BEGIN DATA SECTION
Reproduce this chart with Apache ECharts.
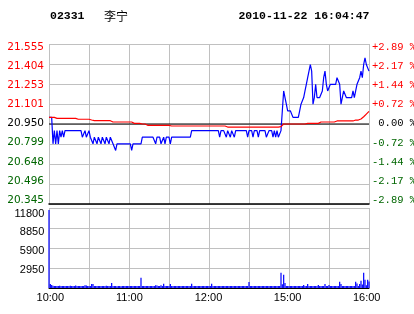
END DATA SECTION
BEGIN DATA SECTION
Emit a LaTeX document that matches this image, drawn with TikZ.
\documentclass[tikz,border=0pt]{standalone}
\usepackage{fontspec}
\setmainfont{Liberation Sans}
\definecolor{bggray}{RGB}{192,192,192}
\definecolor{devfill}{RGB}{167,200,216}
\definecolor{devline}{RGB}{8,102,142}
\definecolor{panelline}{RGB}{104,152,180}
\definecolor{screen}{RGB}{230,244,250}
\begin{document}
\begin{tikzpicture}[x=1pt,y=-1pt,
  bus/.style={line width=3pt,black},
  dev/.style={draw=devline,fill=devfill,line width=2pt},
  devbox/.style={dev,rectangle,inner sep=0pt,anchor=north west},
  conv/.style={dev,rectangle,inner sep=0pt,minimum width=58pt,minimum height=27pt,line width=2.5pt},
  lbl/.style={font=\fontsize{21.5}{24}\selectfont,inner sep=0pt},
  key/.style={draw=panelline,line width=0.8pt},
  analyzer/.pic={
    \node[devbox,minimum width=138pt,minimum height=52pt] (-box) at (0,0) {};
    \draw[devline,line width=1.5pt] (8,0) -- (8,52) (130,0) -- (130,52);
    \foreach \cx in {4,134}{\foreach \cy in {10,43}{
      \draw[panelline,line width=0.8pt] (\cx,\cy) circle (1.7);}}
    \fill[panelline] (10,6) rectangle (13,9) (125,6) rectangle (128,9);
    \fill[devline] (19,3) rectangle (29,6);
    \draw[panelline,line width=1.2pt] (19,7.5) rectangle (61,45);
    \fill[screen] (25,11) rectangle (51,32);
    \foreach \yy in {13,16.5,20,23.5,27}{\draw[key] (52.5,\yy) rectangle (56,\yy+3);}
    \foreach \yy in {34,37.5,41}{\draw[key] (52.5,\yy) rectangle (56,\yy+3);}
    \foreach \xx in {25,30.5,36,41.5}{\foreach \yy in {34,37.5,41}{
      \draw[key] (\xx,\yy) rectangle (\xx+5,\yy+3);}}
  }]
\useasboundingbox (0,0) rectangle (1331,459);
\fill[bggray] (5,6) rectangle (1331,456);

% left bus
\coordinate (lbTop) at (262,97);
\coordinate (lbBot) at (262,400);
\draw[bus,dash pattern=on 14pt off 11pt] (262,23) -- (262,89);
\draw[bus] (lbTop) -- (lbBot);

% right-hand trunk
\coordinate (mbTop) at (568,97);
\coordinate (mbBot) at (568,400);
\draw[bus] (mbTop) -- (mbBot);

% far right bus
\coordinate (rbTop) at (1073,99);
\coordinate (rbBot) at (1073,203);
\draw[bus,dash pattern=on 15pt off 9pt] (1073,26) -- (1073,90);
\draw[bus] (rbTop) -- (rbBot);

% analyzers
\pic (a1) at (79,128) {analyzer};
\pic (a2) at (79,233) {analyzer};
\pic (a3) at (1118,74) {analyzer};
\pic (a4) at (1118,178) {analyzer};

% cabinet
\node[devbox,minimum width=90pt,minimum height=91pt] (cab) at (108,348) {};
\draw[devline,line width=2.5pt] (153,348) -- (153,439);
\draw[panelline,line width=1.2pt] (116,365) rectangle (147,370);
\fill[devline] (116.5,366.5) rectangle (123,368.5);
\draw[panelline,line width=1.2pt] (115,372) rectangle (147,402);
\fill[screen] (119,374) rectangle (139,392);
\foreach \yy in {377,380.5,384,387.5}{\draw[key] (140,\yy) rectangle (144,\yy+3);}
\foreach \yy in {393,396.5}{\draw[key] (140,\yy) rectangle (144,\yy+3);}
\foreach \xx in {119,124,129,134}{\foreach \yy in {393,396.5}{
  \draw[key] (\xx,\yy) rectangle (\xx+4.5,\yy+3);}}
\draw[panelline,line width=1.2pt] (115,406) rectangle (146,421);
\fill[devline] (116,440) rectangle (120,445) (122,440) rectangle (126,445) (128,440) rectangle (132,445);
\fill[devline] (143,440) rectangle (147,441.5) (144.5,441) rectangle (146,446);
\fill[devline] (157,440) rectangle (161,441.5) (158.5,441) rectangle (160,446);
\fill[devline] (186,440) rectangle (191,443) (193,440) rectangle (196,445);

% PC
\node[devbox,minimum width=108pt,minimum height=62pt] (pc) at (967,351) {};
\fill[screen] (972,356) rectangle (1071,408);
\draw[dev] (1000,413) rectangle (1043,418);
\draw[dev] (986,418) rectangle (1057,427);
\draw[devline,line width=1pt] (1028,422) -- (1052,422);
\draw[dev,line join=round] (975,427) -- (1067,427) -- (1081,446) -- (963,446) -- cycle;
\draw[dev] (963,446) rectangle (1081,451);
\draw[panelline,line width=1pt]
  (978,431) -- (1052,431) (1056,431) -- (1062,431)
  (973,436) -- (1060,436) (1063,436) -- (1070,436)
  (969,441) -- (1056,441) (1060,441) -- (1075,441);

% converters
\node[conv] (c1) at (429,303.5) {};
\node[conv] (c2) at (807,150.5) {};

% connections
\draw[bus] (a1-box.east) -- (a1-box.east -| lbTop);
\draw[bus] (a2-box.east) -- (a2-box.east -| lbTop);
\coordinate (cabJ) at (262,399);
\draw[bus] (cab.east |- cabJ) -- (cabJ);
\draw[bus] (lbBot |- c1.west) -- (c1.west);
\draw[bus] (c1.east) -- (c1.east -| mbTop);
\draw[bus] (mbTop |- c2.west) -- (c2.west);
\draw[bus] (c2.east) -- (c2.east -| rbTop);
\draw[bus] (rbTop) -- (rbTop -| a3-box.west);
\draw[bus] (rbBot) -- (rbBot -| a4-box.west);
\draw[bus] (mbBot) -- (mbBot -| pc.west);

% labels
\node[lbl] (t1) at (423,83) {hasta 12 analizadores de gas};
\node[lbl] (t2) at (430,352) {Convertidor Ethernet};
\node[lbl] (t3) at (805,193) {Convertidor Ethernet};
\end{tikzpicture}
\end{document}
END DATA SECTION
BEGIN DATA SECTION
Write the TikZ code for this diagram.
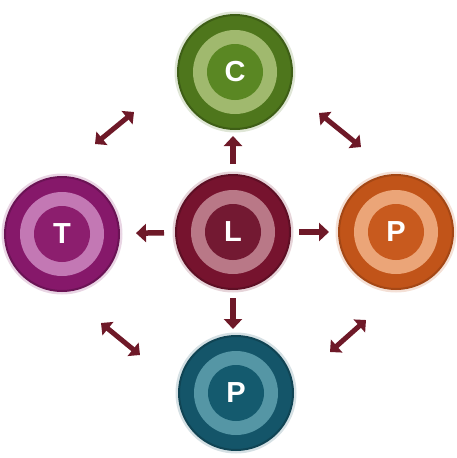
END DATA SECTION
# EXERCISE:
From the records above, retype only the lines starting at the line that contains "Emit a LaTeX" and ending at the line that contains "(a4) at (1118,178)", both included.

# TASK SOLUTION:
Emit a LaTeX document that matches this image, drawn with TikZ.
\documentclass[tikz,border=0pt]{standalone}
\usepackage{fontspec}
\setmainfont{Liberation Sans}
\definecolor{bggray}{RGB}{192,192,192}
\definecolor{devfill}{RGB}{167,200,216}
\definecolor{devline}{RGB}{8,102,142}
\definecolor{panelline}{RGB}{104,152,180}
\definecolor{screen}{RGB}{230,244,250}
\begin{document}
\begin{tikzpicture}[x=1pt,y=-1pt,
  bus/.style={line width=3pt,black},
  dev/.style={draw=devline,fill=devfill,line width=2pt},
  devbox/.style={dev,rectangle,inner sep=0pt,anchor=north west},
  conv/.style={dev,rectangle,inner sep=0pt,minimum width=58pt,minimum height=27pt,line width=2.5pt},
  lbl/.style={font=\fontsize{21.5}{24}\selectfont,inner sep=0pt},
  key/.style={draw=panelline,line width=0.8pt},
  analyzer/.pic={
    \node[devbox,minimum width=138pt,minimum height=52pt] (-box) at (0,0) {};
    \draw[devline,line width=1.5pt] (8,0) -- (8,52) (130,0) -- (130,52);
    \foreach \cx in {4,134}{\foreach \cy in {10,43}{
      \draw[panelline,line width=0.8pt] (\cx,\cy) circle (1.7);}}
    \fill[panelline] (10,6) rectangle (13,9) (125,6) rectangle (128,9);
    \fill[devline] (19,3) rectangle (29,6);
    \draw[panelline,line width=1.2pt] (19,7.5) rectangle (61,45);
    \fill[screen] (25,11) rectangle (51,32);
    \foreach \yy in {13,16.5,20,23.5,27}{\draw[key] (52.5,\yy) rectangle (56,\yy+3);}
    \foreach \yy in {34,37.5,41}{\draw[key] (52.5,\yy) rectangle (56,\yy+3);}
    \foreach \xx in {25,30.5,36,41.5}{\foreach \yy in {34,37.5,41}{
      \draw[key] (\xx,\yy) rectangle (\xx+5,\yy+3);}}
  }]
\useasboundingbox (0,0) rectangle (1331,459);
\fill[bggray] (5,6) rectangle (1331,456);

% left bus
\coordinate (lbTop) at (262,97);
\coordinate (lbBot) at (262,400);
\draw[bus,dash pattern=on 14pt off 11pt] (262,23) -- (262,89);
\draw[bus] (lbTop) -- (lbBot);

% right-hand trunk
\coordinate (mbTop) at (568,97);
\coordinate (mbBot) at (568,400);
\draw[bus] (mbTop) -- (mbBot);

% far right bus
\coordinate (rbTop) at (1073,99);
\coordinate (rbBot) at (1073,203);
\draw[bus,dash pattern=on 15pt off 9pt] (1073,26) -- (1073,90);
\draw[bus] (rbTop) -- (rbBot);

% analyzers
\pic (a1) at (79,128) {analyzer};
\pic (a2) at (79,233) {analyzer};
\pic (a3) at (1118,74) {analyzer};
\pic (a4) at (1118,178) {analyzer};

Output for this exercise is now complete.